Everyone? Well, not quite everyone.
There was N, a “troublemaker,” who wore something “inappropriate” according to Ms. X. I heard her screaming about “writing up” and “insubordination,” threatening suspension from school – for a shirt?? Two or Three “tried to sneak out” according to Mr. Y. The usual suspects don’t feel like they’re part of the community; their voices don’t get heard. So they respond predictably, and so does the organization.
And of course there were contradictory instructions, last-minute changes, and moments of confusion, too.
That led to predictable responses from folks who crave stability and order, like the Young Ms. X lunch group. They complained about how “disorganized” things were, and about “the schedule” and “my work” and “reviewing for exams” and “not enough time.” They sounded, for all the world, like high-school girls … and I wondered if they became teachers because they wanted to stay that way. Barry and some others were talking about that on Google+ yesterday.
Quite soon, One Ms. X was screaming at H. He had left class for an appointment, then dared to visit another teacher on his way back. She yelled about “missing instruction” and “being irresponsible;” he responded angrily; she threatened; he yelled; and I’m sure it ended badly.

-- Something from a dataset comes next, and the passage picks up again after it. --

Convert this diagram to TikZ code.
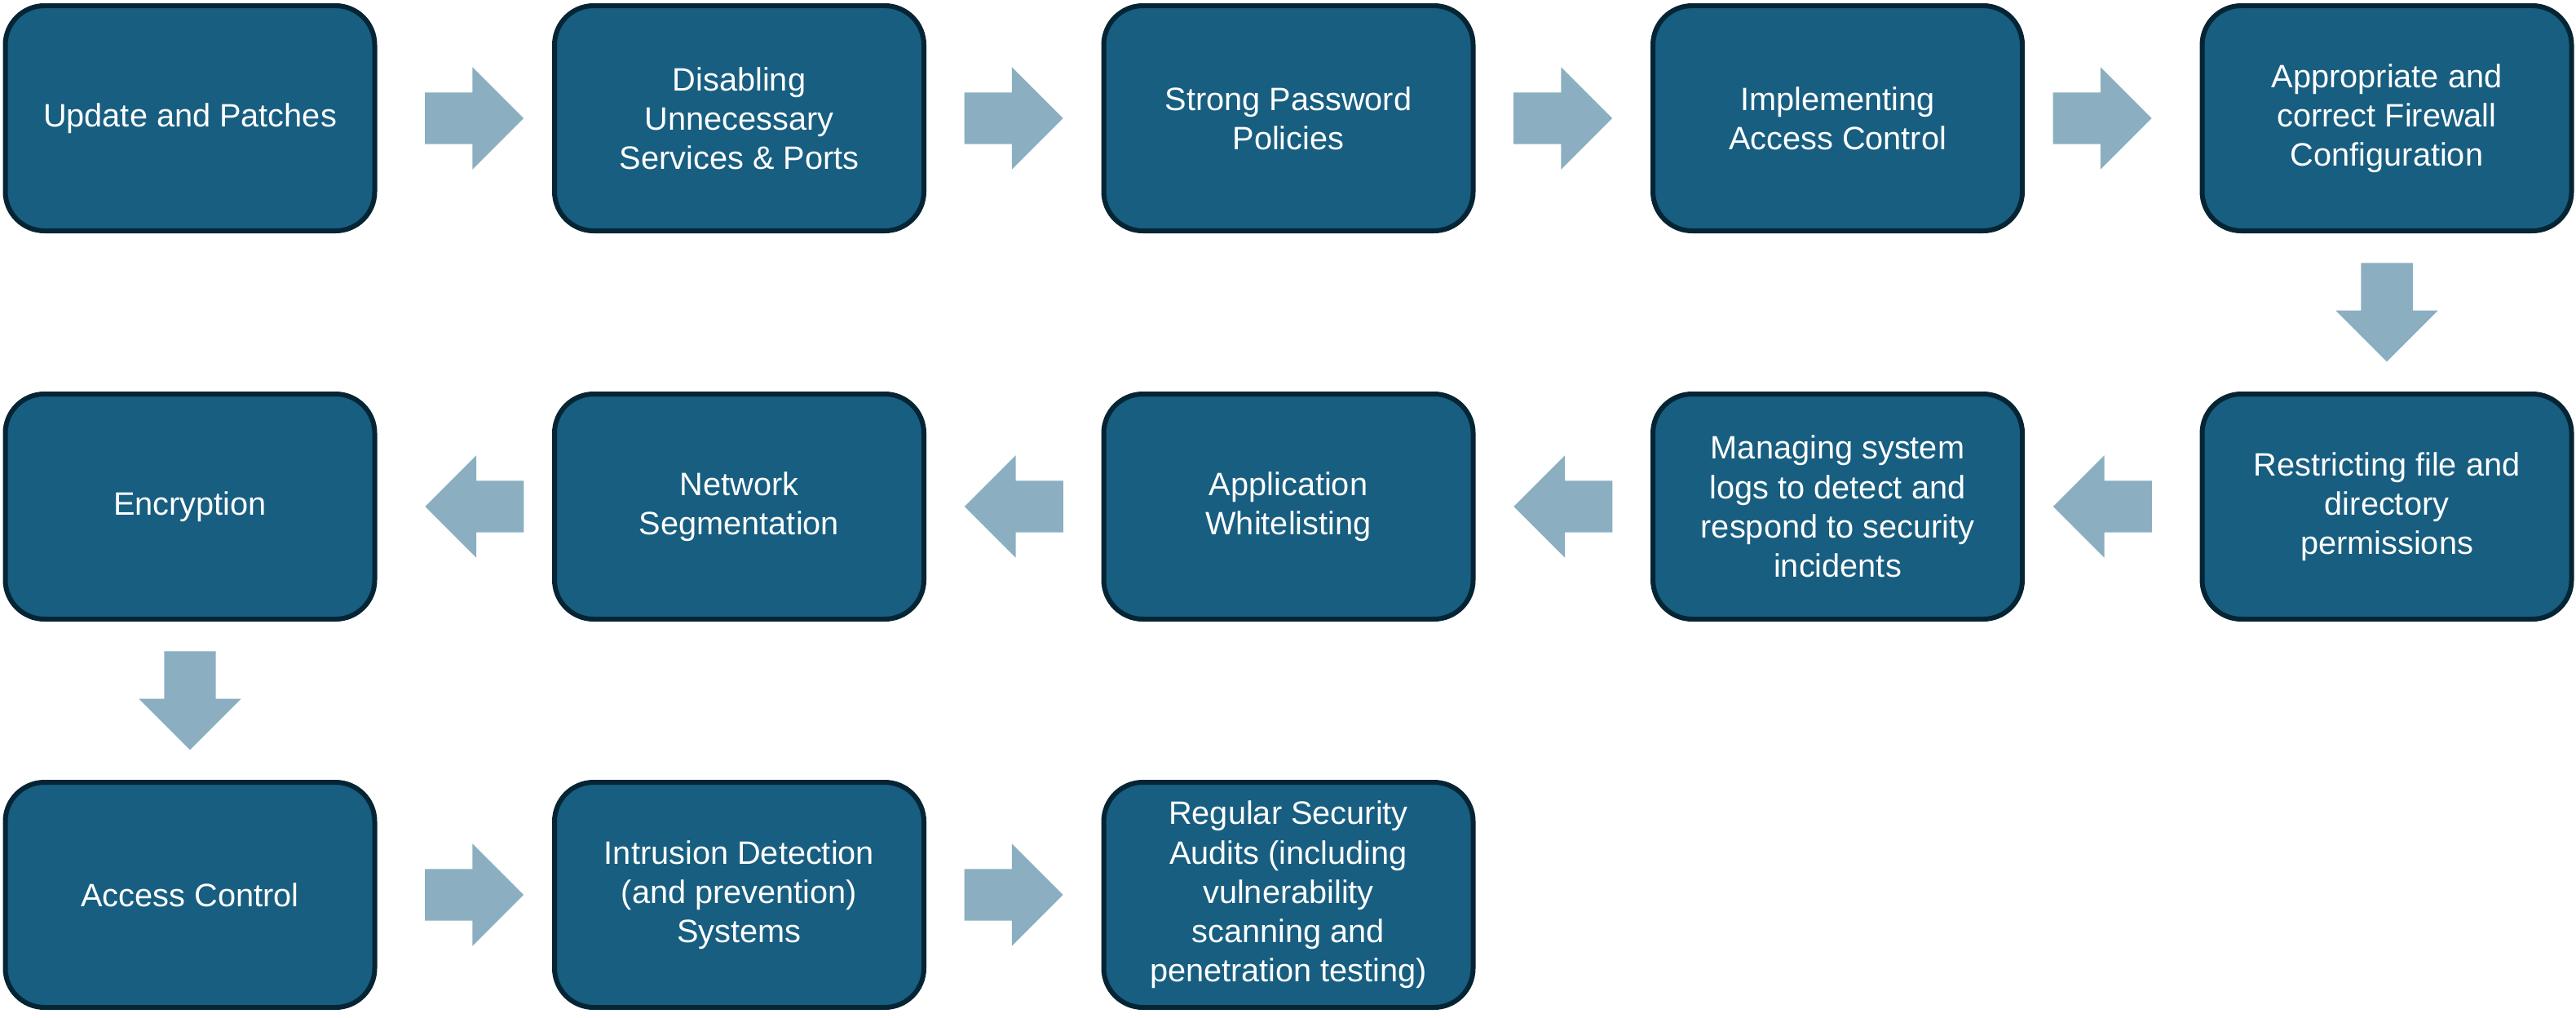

But her loud, angry voice didn’t seem authentic. I’d heard panic from her earlier – about “so much to cover” and “scores” and “curriculum” and “bad, lazy kids.” Disempowered and silenced, she found a false voice yelling at H; refusing to be silenced, he got labeled and punished.
Earlier in the day, sweet, sensitive T looked sad and upset. Some Ms. X had decided T’s whole class was so bad and lazy they needed special assigned seats “on days when they take notes.” “And every time we make any noise at all, she screams at us for being loud,” said T. “And it’s just like when my mom yells at me about cleaning my room. I don’t want to do it, because I don’t want to make her happy then.” T felt better after that, but our conversation was still on my mind while Ms. X yelled at H.

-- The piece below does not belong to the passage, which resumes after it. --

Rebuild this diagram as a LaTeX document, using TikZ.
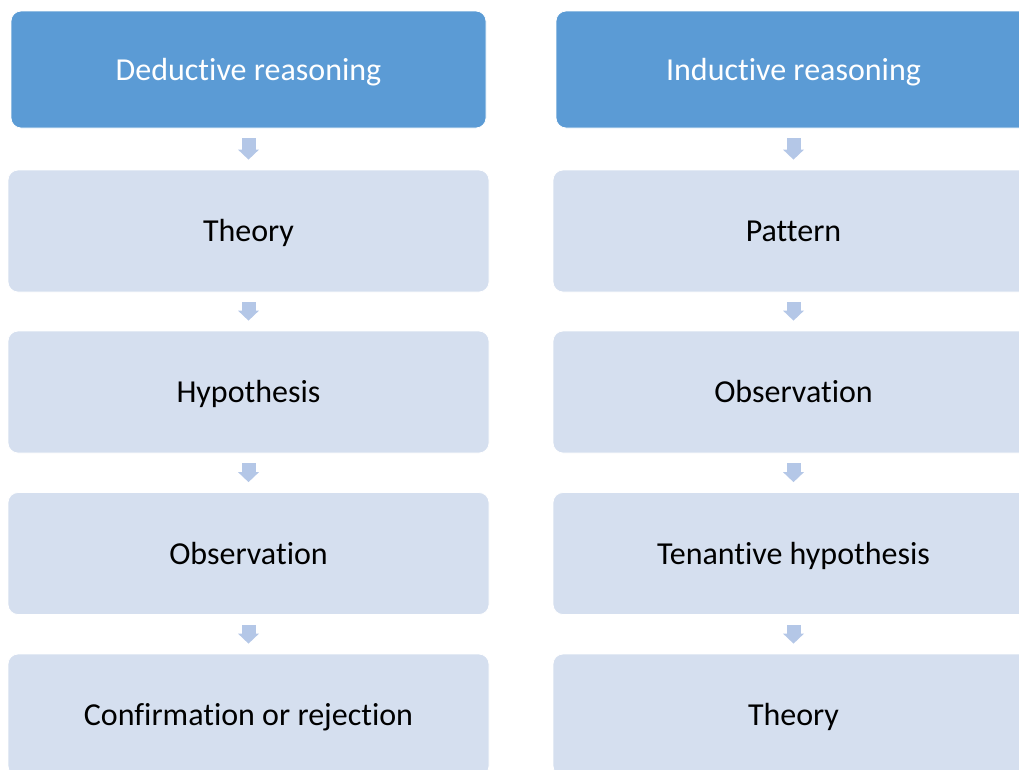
\documentclass[tikz,border=0pt]{standalone}
\usepackage{fontspec}
\setmainfont{Carlito}[Ligatures=NoCommon]
\usetikzlibrary{arrows.meta}
\definecolor{headblue}{HTML}{5B9BD5}
\definecolor{stepfill}{HTML}{D5DFEF}
\definecolor{flowarrow}{HTML}{B4C7E7}
\tikzset{
  boxtext/.style={font=\fontsize{24}{28}\selectfont, text height=18pt, text depth=2.2pt},
  headbox/.style={rectangle, rounded corners=7.5pt, fill=headblue, draw=white, line width=0.6pt,
    minimum width=356.25pt, minimum height=87.75pt, text=white, boxtext},
  stepbox/.style={rectangle, rounded corners=7.5pt, fill=stepfill, draw=white, line width=0.6pt,
    minimum width=360.75pt, minimum height=91.5pt, text=black, boxtext},
  flow/.style={draw=flowarrow, line width=10.5pt, line cap=butt,
    -{Triangle[width=15.75pt,length=7.5pt,line width=0pt]},
    shorten <=7.5pt, shorten >=7.5pt}
}
\begin{document}
\begin{tikzpicture}[x=0.75pt,y=-0.75pt]
\useasboundingbox (0,0) rectangle (1019,769);
% deductive column
\node[headbox] (d0) at (248.5,69.5) {Deductive reasoning};
\node[stepbox] (d1) at (248.5,231) {Theory};
\node[stepbox] (d2) at (248.5,392) {Hypothesis};
\node[stepbox] (d3) at (248.5,553.5) {Observation};
\node[stepbox] (d4) at (248.5,715) {Confirmation or rejection};
% inductive column
\node[headbox] (i0) at (793.5,69.5) {Inductive reasoning};
\node[stepbox] (i1) at (793.5,231) {Pattern};
\node[stepbox] (i2) at (793.5,392) {Observation};
\node[stepbox] (i3) at (793.5,553.5) {Tenantive hypothesis};
\node[stepbox] (i4) at (793.5,715) {Theory};
% block arrows between steps
\foreach \c in {d,i}{
  \draw[flow] (\c0.south) -- (\c1.north);
  \draw[flow] (\c1.south) -- (\c2.north);
  \draw[flow] (\c2.south) -- (\c3.north);
  \draw[flow] (\c3.south) -- (\c4.north);
}
\end{tikzpicture}
\end{document}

Why is it so hard for factory-model teachers to contain anger? Is it harder now than it was 20 years ago, when stakes were lower and expectations so different? I had angry young colleagues back then, and angry old ones, and calm colleagues of all ages. And sometimes I was angry, sometimes calm myself. Have the percentages changed, or am I just more attuned? Has good classroom management changed as our notions of a good classroom changed?

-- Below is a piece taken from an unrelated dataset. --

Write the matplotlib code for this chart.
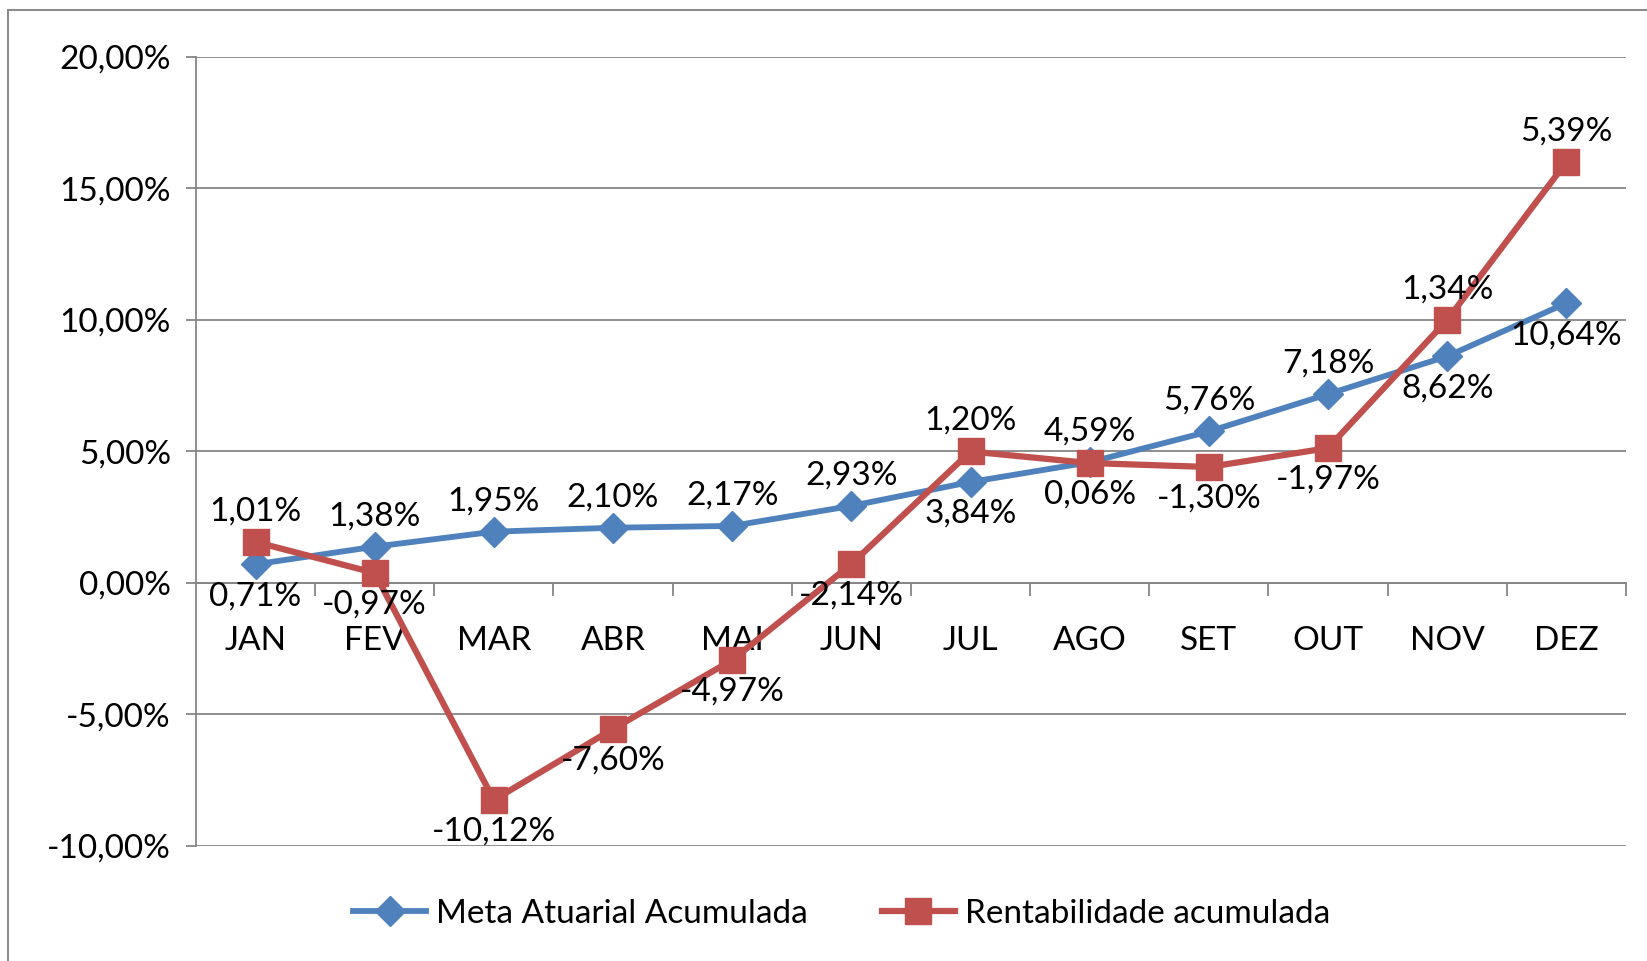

Early in the week, I was talking with someone about that. “I know exactly how to manage a classroom in 1998,” I said, “but I’m really not sure what needs to change in 2013.” My colleague, very much in and of the system, thinks nothing really needs to change. Kids are still kids, distractions still distractions, and A Certain Percentage of kids need external control.
Which is true … if you accept the factory system as normative and unchangeable. But over the past few years, I’ve come to doubt both of those claims. I was working on a very different learning model, of course, and I’d started to see strong evidence that factory-model processing wasn’t “working” for many of my students. And I was in the midst of Kohlberg’s crisis of generativity vs. stagnation. How much of my 20th-century-legacy management style was still productive, I kept wondering? How much was stagnant or worse? And there was family stuff, and other stuff, that left me tired, frustrated, and unhappy.
It’s hard to help others maintain and respect boundaries if you aren’t doing a good job with your own.
As we build joyful learning communities — and better, more compassionate factories — what should we do to help teachers and learners find both voice and boundaries?